Боровский подъехал к подъезду дома Эфроса на Сретенке. Январь, холодно. Наталья Анатольевна вышла, села в машину, и они стали колесить по бульварам. Крымова сказала: «Скоро 25 января, вы будете пытаться сыграть “Высоцкого”. А Нонна Скегина[5] теперь работает в Управлении культуры Москвы. И ей, как референту, досталась “Таганка”. Поэтому она должна будет приходить на репетиции, вмешиваться в процесс, делать замечания. Ты знаешь, как замечательно мы относимся к Нонне. Надеюсь, ты к ней так же относишься. И не дашь ее обидеть, потому что не по своей воле она будет вынуждена все это делать».
«Ну, конечно, я все понимаю», – ответил Давид. «Тогда я передам ей, чтобы она не боялась к вам идти», – с облегчением вздохнула Крымова. «Наташа, – сказал Боровский, – у нас же не безумцы в театре. А не может Нонна заболеть или уклониться как-то еще?…» «Нет, – ответила Крымова, – так выпало. Она только-только перешла на эту работу и вот под таким катком очутилась».
Давид успокоил ее и задал вопрос, который не мог не задать (он рассказывал, что специально, только с этим вопросом никогда бы не поехал к Крымовой, но тут подсобил случай…): «Наташа, слухи ходят в Москве, что, неровен час, Анатолий Васильевич придет на “Таганку”». «Кто их распространяет?! – воскликнула Крымова. – Конечно, у него на Бронной сложно, ему хочется оттуда бежать. Но на “Таганку” – как это может быть? Все это слухи…» И Давид Львович поверил и на следующий день сказал в театре, что ничего подобного с Анатолием Васильевичем не будет, на «Таганку» он не придет.
Наталью Анатольевну, между тем, еще в декабре 1983 года видели входившей в кабинет руководителя Московского горкома КПСС Виктора Гришина.
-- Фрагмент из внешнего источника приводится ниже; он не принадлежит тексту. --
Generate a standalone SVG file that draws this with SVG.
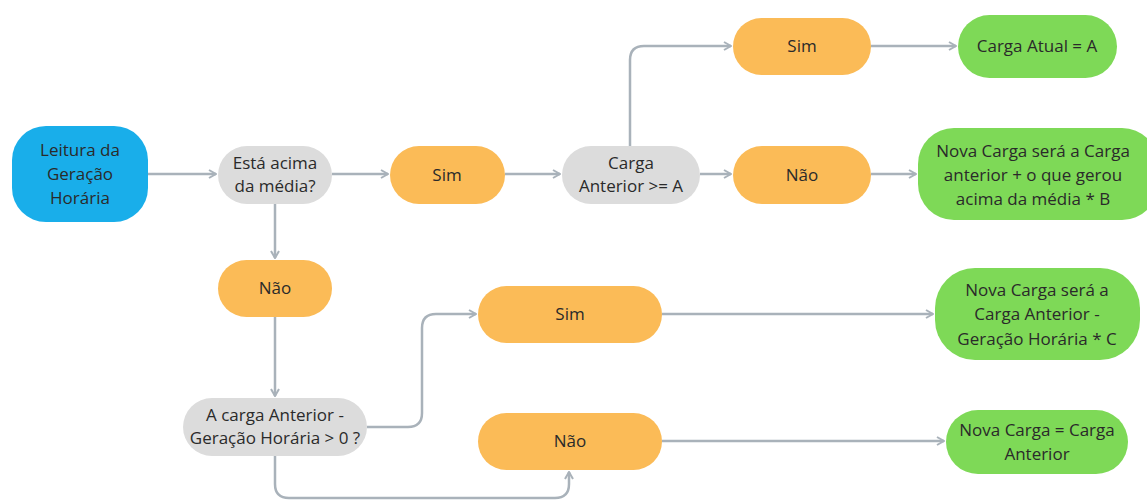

Кто, впрочем, знает, быть может, она была там по делам, с «Таганкой» никоим образом не связанным…
Перебор, на мой взгляд, приписывать Эфросу демонстрацию «политической мотивированности» своего прихода в Театр на Таганке. Обстановку политизировали власти и – во многом – ближайшее окружение Эфроса. Но если власти только, полагаю, в процессе выработки «решения по “Таганке”» продуманно пришли к тезису «одним ударом – две судьбы» (кто-то из недоброжелателей Любимова сказал, что он бы орден за такое решение дал), то окружение Анатолия Васильевича, наивно полагавшего, что на Таганку он идет к «своим», в «дружескую компанию», так здорово, по его оценкам, принявшую его в 1975 году на «Вишневом саде», радо было просто ударить по Любимову.
Если бы у Эфроса не было в активе сделанного в Театре на Таганке замечательного «Вишневого сада», он, на мой взгляд, в сложившихся для всех стрессовых условиях сюда бы не пошел. А так… В памяти осели успех постановки и более чем нормальный прием актерами.
И Эфрос, придя в обезглавленный театр, сказал артистам: «Меня бросили и вас. Меня бросили мои актеры, а вас – любимый худрук. Давайте работать вместе, идти дальше, ведь искусство должно продолжаться». Пять спектаклей за два года на «Таганке» («На дне», «У войны – не женское лицо», «Прекрасное воскресенье для пикника», «Полтора квадратных метра», «Мизантроп» и плюс к этому возобновленный «Вишневый сад») – не самый, наверное, плохой результат. Но премьеры Эфроса, следовавшие одна за другой и в то же мгновение поддерживавшиеся официозной прессой, еще больше усугубляли, как справедливо оценивает Анатолий Смелянский, «нравственную двусмысленность ситуации. Спектакли, естественно, были разные, но ни в одном из них не было радости, того света искусства, который покорял Москву два десятилетия. Он работал в омертвелом пространстве, в ситуации общественного остракизма». Но самое главное: все поставленные Эфросом спектакли были, вне зависимости от их качества, чужими для «Таганки».
Дмитрий Крымов, правда, называет некоторые из спектаклей, поставленных на «Таганке» его отцом, «потрясающими», но подобная оценка не может не нести на себе элементы необъективности. Не только связанные с родственными чувствами, но и профессиональные: в трех из пяти поставленных Эфросом спектаклей Крымов был художником, назначенным, стоит заметить, в ту пору (уже 30 апреля 1984 года), через месяц с небольшим после того, как с «портретной стены» исчезли фотографии Юрия Любимова, Николая Дупака и Давида Боровского, главным художником театра.